Drie leugenstenen tentoongesteld in het Sneckenberg Naturmuseum in Frankfurt. Bron: Wikipedia.

In dit gouden zondvloedgeologietijdperk leefde een man met de weledel klinkende naam Johann Bartholomeus Adam Beringer. Hij was hoofd van de medische faculteit aan de universiteit van Würzburg en een verwoed verzamelaar van alles wat met fossielen te maken had. Daarnaast was hij diep overtuigd van het bestaan van God en dat alle vormen van wetenschapsbeoefening alleen bestonden bij de gratie van God. Van de fossielen dacht Beringer dat God ze als Formeerder Zelf had verstopt voor Zijn eigen genoegen. Met zijn behoudende uitspraken over God en zijn toch wel arrogante houding maakte Beringer onder zijn collega’s aan de universiteit steeds meer vijanden. Er werd besloten hem eens flink in de maling te nemen…

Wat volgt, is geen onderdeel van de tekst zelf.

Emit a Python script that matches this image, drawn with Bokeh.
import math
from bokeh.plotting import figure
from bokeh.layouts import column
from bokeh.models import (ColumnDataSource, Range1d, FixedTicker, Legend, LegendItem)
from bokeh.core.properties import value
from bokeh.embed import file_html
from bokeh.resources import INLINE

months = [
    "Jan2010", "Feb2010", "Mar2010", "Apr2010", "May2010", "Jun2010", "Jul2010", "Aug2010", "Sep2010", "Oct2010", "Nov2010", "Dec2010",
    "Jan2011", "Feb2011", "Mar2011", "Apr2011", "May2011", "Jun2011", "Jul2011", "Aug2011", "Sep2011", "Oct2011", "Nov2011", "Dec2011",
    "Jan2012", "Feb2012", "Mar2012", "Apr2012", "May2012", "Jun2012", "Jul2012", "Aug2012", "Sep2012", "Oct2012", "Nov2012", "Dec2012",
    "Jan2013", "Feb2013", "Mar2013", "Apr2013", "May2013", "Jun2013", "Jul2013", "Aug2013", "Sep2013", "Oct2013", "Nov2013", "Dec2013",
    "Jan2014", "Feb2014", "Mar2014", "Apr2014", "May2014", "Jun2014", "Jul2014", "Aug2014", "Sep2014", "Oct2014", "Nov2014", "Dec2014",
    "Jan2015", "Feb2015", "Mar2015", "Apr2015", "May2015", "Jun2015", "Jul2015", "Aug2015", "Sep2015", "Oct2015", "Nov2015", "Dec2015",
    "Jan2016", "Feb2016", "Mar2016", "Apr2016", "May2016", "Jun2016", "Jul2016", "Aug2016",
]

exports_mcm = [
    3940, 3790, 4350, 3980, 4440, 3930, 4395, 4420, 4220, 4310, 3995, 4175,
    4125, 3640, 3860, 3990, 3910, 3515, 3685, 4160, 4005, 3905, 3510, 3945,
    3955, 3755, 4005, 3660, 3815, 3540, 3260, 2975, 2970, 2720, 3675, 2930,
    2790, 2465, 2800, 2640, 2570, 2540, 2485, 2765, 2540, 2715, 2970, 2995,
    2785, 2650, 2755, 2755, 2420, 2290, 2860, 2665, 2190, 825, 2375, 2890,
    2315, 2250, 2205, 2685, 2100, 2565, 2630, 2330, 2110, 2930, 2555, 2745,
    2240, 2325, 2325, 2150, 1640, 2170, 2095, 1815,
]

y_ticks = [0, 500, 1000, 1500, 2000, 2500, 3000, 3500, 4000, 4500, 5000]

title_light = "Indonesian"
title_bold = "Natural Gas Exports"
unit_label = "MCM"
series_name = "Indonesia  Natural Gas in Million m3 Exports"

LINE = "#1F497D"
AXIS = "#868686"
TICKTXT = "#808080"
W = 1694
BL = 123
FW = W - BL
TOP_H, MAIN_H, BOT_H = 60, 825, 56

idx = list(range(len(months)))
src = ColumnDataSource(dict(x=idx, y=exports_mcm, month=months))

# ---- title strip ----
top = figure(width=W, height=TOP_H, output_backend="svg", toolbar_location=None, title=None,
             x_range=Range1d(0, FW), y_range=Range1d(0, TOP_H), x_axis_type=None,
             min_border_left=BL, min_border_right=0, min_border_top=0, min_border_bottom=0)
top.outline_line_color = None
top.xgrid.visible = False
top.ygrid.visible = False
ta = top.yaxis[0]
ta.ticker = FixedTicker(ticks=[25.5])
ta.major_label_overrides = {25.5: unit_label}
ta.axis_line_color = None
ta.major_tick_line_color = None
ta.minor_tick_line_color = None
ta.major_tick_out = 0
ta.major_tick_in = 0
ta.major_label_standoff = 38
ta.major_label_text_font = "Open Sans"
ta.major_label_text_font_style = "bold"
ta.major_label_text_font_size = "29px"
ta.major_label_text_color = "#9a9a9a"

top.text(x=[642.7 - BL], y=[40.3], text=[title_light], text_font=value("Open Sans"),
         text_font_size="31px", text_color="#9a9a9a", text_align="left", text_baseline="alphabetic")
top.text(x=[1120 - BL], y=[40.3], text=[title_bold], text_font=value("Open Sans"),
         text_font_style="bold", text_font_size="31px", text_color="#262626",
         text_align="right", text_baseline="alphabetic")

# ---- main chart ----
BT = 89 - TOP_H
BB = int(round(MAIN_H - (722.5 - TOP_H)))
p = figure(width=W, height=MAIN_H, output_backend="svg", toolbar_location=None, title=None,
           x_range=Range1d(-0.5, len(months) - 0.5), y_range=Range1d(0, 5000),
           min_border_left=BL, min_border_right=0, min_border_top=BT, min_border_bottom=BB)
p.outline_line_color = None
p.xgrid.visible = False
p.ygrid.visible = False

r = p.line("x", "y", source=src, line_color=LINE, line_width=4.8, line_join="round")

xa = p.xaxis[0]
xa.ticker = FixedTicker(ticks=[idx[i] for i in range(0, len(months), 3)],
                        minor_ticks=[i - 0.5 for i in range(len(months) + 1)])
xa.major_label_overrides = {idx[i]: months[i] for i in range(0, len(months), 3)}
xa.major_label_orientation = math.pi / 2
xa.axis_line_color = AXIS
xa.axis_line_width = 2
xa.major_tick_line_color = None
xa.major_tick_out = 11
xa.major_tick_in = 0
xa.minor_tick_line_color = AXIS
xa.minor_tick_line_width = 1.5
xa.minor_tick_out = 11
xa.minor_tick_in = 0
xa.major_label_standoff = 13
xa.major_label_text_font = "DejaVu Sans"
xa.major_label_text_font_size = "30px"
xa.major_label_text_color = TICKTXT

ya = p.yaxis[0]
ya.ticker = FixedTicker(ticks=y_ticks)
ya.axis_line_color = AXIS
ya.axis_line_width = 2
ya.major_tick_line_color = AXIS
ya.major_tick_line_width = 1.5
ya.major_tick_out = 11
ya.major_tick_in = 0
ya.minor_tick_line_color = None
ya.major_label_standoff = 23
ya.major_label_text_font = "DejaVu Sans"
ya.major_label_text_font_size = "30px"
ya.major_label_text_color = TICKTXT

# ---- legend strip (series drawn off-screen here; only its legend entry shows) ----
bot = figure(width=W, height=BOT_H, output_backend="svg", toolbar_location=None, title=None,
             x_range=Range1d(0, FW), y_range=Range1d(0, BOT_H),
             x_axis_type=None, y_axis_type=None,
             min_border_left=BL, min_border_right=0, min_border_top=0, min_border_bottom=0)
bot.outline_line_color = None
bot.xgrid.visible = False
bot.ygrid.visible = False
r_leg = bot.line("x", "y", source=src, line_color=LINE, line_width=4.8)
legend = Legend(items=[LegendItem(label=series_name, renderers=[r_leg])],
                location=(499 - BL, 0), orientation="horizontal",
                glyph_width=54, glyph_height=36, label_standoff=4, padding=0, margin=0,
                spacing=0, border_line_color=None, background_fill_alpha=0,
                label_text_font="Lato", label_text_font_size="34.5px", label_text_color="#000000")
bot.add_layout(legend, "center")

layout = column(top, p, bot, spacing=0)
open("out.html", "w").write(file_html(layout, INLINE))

Op een dag kwamen er drie jongens bij Beringer. Ze gaven hem stenen met afbeeldingen van dieren, planten en hemellichamen met flarden van Hebreeuwse en Arabische tekens die het woord ‘God’ vormden. Beringer had niet door dat deze ‘fossielen’ nep waren en dacht dat dit het ultieme bewijs was dat God ze voor Zijn eigen genoegen had verstopt. Beringer schreef vol enthousiasme in zijn boek: ‘God, de grondlegger der natuur, zal uw geest vullen met lofprijzing en met de volmaaktheid die deze wonderbaarlijke voorwerpen uitstralen.’ Beringer kreeg ook de locatie van de vindplaats door van de jongens en deed meer opgravingen van dergelijke ‘fossielen’. Hij had niet door dat ze in de grond waren gestopt door zijn collega’s. Trots vertrok hij met al zijn vondsten huiswaarts en in 1727 schreef hij zijn boek Lithographiae Wirceburgensis waarin hij de vondsten rijk geïllustreerd weergaf.

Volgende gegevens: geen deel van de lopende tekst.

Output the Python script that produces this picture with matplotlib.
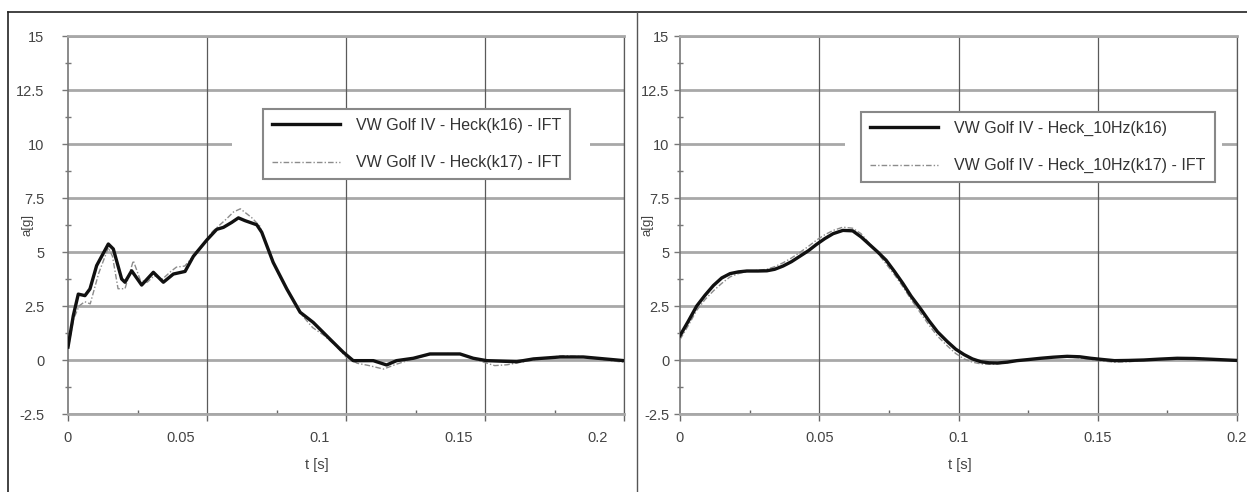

Totdat hij op een dag een ‘fossiel’ tegenkwam met zijn eigen naam erop… Toen ontdekte hij dat hij was bedrogen. Twee collega’s hadden de jongens ingehuurd en dit vuile werkje door hen laten opknappen. Het boek van Beringer was helaas al gedrukt. Om zijn goede naam te redden ging Beringer naar de rechter. Hij werd in het gelijk gesteld en zijn collega’s werden op staande voet ontslagen. Vanaf dat moment zijn de stenen van Beringer bekend als leugenstenen. En ze zijn nog steeds te zien in het Teylers Museum in Haarlem.

WEET MAGAZINE: NOG GEEN ABONNEE?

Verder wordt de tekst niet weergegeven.